▶ [What you have to do]: Without the pictures, repeat the listing character for character.

▶ [Input records]:
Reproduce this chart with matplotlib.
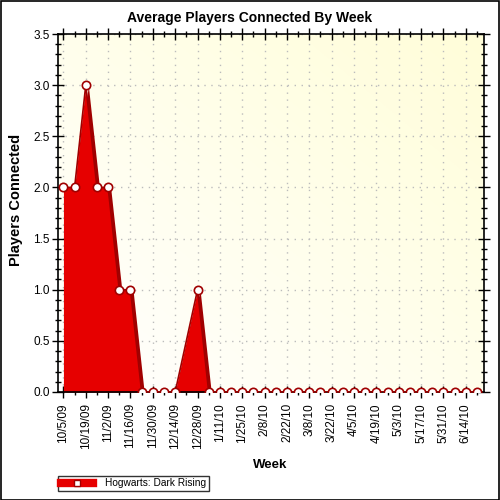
import matplotlib
matplotlib.use("Agg")
import matplotlib.pyplot as plt
import matplotlib.dates as mdates
import matplotlib.transforms as mtransforms
from matplotlib.ticker import MultipleLocator, FuncFormatter
from matplotlib.lines import Line2D
from matplotlib.patches import Rectangle
import numpy as np
import pandas as pd

# weekly average, 12/21/09 has no data point
weeks = ["2009-10-05", "2009-10-12", "2009-10-19", "2009-10-26", "2009-11-02",
         "2009-11-09", "2009-11-16", "2009-11-23", "2009-11-30", "2009-12-07",
         "2009-12-14", "2009-12-28", "2010-01-04", "2010-01-11", "2010-01-18",
         "2010-01-25", "2010-02-01", "2010-02-08", "2010-02-15", "2010-02-22",
         "2010-03-01", "2010-03-08", "2010-03-15", "2010-03-22", "2010-03-29",
         "2010-04-05", "2010-04-12", "2010-04-19", "2010-04-26", "2010-05-03",
         "2010-05-10", "2010-05-17", "2010-05-24", "2010-05-31", "2010-06-07",
         "2010-06-14", "2010-06-21"]
players = [2, 2, 3, 2, 2, 1, 1, 0, 0, 0, 0, 1, 0, 0, 0, 0, 0, 0, 0, 0, 0, 0, 0,
           0, 0, 0, 0, 0, 0, 0, 0, 0, 0, 0, 0, 0, 0]
series_name = "Hogwarts: Dark Rising"

plt.rcParams['font.family'] = ['Liberation Sans', 'DejaVu Sans']

dates = pd.to_datetime(weeks)
fig = plt.figure(figsize=(5, 5), dpi=100)
ax = fig.add_axes([0.116, 0.216, 0.852, 0.716])

# pale yellow gradient background
gx, gy = np.meshgrid(np.linspace(0, 1, 200), np.linspace(0, 1, 200))
g = np.clip((gx + gy) / 2.0, 0, 1)
bg = np.ones((200, 200, 3))
bg[..., 2] = 1.0 - 0.15 * g
bg[..., 1] = 1.0 - 0.005 * g
ax.imshow(bg, extent=[0, 1, 0, 1], transform=ax.transAxes, origin='lower',
          aspect='auto', zorder=0)

red = '#E60000'
dark = '#A00000'
shift = mtransforms.offset_copy(ax.transData, fig=fig, x=2.5, y=0, units='dots')
ax.fill_between(dates, players, 0, color=dark, lw=0, zorder=2, transform=shift)
ax.fill_between(dates, players, 0, color=red, lw=0, zorder=2)
ax.plot(dates, players, color=dark, lw=1.2, zorder=3)
ax.plot(dates, players, ls='none', marker='o', ms=6, mfc='white', mec=dark,
        mew=1.2, zorder=4)

ax.set_ylim(0, 3.5)
ax.set_xlim(dates[0] - pd.Timedelta(days=3.4), dates[-1] + pd.Timedelta(days=4.4))

ax.yaxis.set_major_locator(MultipleLocator(0.5))
ax.yaxis.set_minor_locator(MultipleLocator(0.1))
ax.yaxis.set_major_formatter(FuncFormatter(lambda v, p: f"{v:.1f}"))

major_days = pd.date_range("2009-10-05", "2010-06-14", freq="14D")
minor_days = pd.date_range("2009-10-12", "2010-06-21", freq="14D")
ax.set_xticks(mdates.date2num(major_days))
ax.set_xticks(mdates.date2num(minor_days), minor=True)
ax.set_xticklabels([f"{d.month}/{d.day}/{d.strftime('%y')}" for d in major_days],
                   rotation=90)

ax.tick_params(axis='both', which='major', direction='inout', length=8, width=1,
               labelsize=8.5, top=True, right=True, pad=2)
ax.tick_params(axis='both', which='minor', direction='inout', length=4, width=1,
               top=True, right=True)
ax.tick_params(axis='x', which='major', pad=4)

ax.grid(True, which='major', color='#bcbcbc', ls=(0, (1, 4)), lw=1, zorder=1)
ax.set_axisbelow(True)
for s in ax.spines.values():
    s.set_linewidth(1.2)

fig.text(0.5, 0.964, "Average Players Connected By Week", ha='center', va='center',
         fontsize=10, fontweight='bold')
fig.text(0.032, 0.6, "Players Connected", ha='center', va='center', rotation=90,
         fontsize=10.5, fontweight='bold')
fig.text(0.54, 0.07, "Week", ha='center', va='center', fontsize=9.5, fontweight='bold')

handle = Line2D([0], [0], color=red, lw=6, marker='s', ms=5, mfc='white', mec=dark)
leg = fig.legend([handle], [series_name], loc='lower left',
                 bbox_to_anchor=(0.116, 0.018), fontsize=7.3, frameon=True,
                 fancybox=False, borderpad=0.25, handlelength=3.2,
                 handletextpad=1.2, borderaxespad=0)
leg.get_frame().set_edgecolor('black')
leg.get_frame().set_linewidth(1)

fig.patches.append(Rectangle((0.001, 0.001), 0.997, 0.997, transform=fig.transFigure,
                             fill=False, edgecolor='black', lw=1.2))

fig.savefig("out.png", dpi=100)
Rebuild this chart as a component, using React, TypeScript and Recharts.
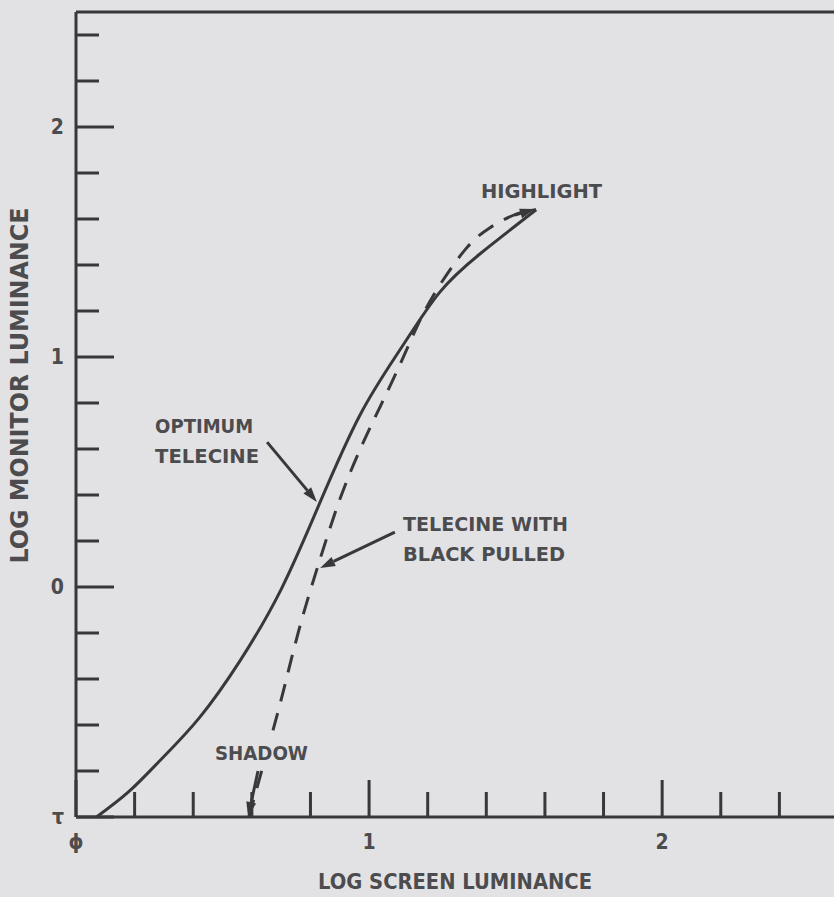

▶ [Written response]:
Reproduce this chart with matplotlib.
import matplotlib
matplotlib.use("Agg")
import matplotlib.pyplot as plt
import matplotlib.dates as mdates
import matplotlib.transforms as mtransforms
from matplotlib.ticker import MultipleLocator, FuncFormatter
from matplotlib.lines import Line2D
from matplotlib.patches import Rectangle
import numpy as np
import pandas as pd

# weekly average, 12/21/09 has no data point
weeks = ["2009-10-05", "2009-10-12", "2009-10-19", "2009-10-26", "2009-11-02",
         "2009-11-09", "2009-11-16", "2009-11-23", "2009-11-30", "2009-12-07",
         "2009-12-14", "2009-12-28", "2010-01-04", "2010-01-11", "2010-01-18",
         "2010-01-25", "2010-02-01", "2010-02-08", "2010-02-15", "2010-02-22",
         "2010-03-01", "2010-03-08", "2010-03-15", "2010-03-22", "2010-03-29",
         "2010-04-05", "2010-04-12", "2010-04-19", "2010-04-26", "2010-05-03",
         "2010-05-10", "2010-05-17", "2010-05-24", "2010-05-31", "2010-06-07",
         "2010-06-14", "2010-06-21"]
players = [2, 2, 3, 2, 2, 1, 1, 0, 0, 0, 0, 1, 0, 0, 0, 0, 0, 0, 0, 0, 0, 0, 0,
           0, 0, 0, 0, 0, 0, 0, 0, 0, 0, 0, 0, 0, 0]
series_name = "Hogwarts: Dark Rising"

plt.rcParams['font.family'] = ['Liberation Sans', 'DejaVu Sans']

dates = pd.to_datetime(weeks)
fig = plt.figure(figsize=(5, 5), dpi=100)
ax = fig.add_axes([0.116, 0.216, 0.852, 0.716])

# pale yellow gradient background
gx, gy = np.meshgrid(np.linspace(0, 1, 200), np.linspace(0, 1, 200))
g = np.clip((gx + gy) / 2.0, 0, 1)
bg = np.ones((200, 200, 3))
bg[..., 2] = 1.0 - 0.15 * g
bg[..., 1] = 1.0 - 0.005 * g
ax.imshow(bg, extent=[0, 1, 0, 1], transform=ax.transAxes, origin='lower',
          aspect='auto', zorder=0)

red = '#E60000'
dark = '#A00000'
shift = mtransforms.offset_copy(ax.transData, fig=fig, x=2.5, y=0, units='dots')
ax.fill_between(dates, players, 0, color=dark, lw=0, zorder=2, transform=shift)
ax.fill_between(dates, players, 0, color=red, lw=0, zorder=2)
ax.plot(dates, players, color=dark, lw=1.2, zorder=3)
ax.plot(dates, players, ls='none', marker='o', ms=6, mfc='white', mec=dark,
        mew=1.2, zorder=4)

ax.set_ylim(0, 3.5)
ax.set_xlim(dates[0] - pd.Timedelta(days=3.4), dates[-1] + pd.Timedelta(days=4.4))

ax.yaxis.set_major_locator(MultipleLocator(0.5))
ax.yaxis.set_minor_locator(MultipleLocator(0.1))
ax.yaxis.set_major_formatter(FuncFormatter(lambda v, p: f"{v:.1f}"))

major_days = pd.date_range("2009-10-05", "2010-06-14", freq="14D")
minor_days = pd.date_range("2009-10-12", "2010-06-21", freq="14D")
ax.set_xticks(mdates.date2num(major_days))
ax.set_xticks(mdates.date2num(minor_days), minor=True)
ax.set_xticklabels([f"{d.month}/{d.day}/{d.strftime('%y')}" for d in major_days],
                   rotation=90)

ax.tick_params(axis='both', which='major', direction='inout', length=8, width=1,
               labelsize=8.5, top=True, right=True, pad=2)
ax.tick_params(axis='both', which='minor', direction='inout', length=4, width=1,
               top=True, right=True)
ax.tick_params(axis='x', which='major', pad=4)

ax.grid(True, which='major', color='#bcbcbc', ls=(0, (1, 4)), lw=1, zorder=1)
ax.set_axisbelow(True)
for s in ax.spines.values():
    s.set_linewidth(1.2)

fig.text(0.5, 0.964, "Average Players Connected By Week", ha='center', va='center',
         fontsize=10, fontweight='bold')
fig.text(0.032, 0.6, "Players Connected", ha='center', va='center', rotation=90,
         fontsize=10.5, fontweight='bold')
fig.text(0.54, 0.07, "Week", ha='center', va='center', fontsize=9.5, fontweight='bold')

handle = Line2D([0], [0], color=red, lw=6, marker='s', ms=5, mfc='white', mec=dark)
leg = fig.legend([handle], [series_name], loc='lower left',
                 bbox_to_anchor=(0.116, 0.018), fontsize=7.3, frameon=True,
                 fancybox=False, borderpad=0.25, handlelength=3.2,
                 handletextpad=1.2, borderaxespad=0)
leg.get_frame().set_edgecolor('black')
leg.get_frame().set_linewidth(1)

fig.patches.append(Rectangle((0.001, 0.001), 0.997, 0.997, transform=fig.transFigure,
                             fill=False, edgecolor='black', lw=1.2))

fig.savefig("out.png", dpi=100)
Rebuild this chart as a component, using React, TypeScript and Recharts.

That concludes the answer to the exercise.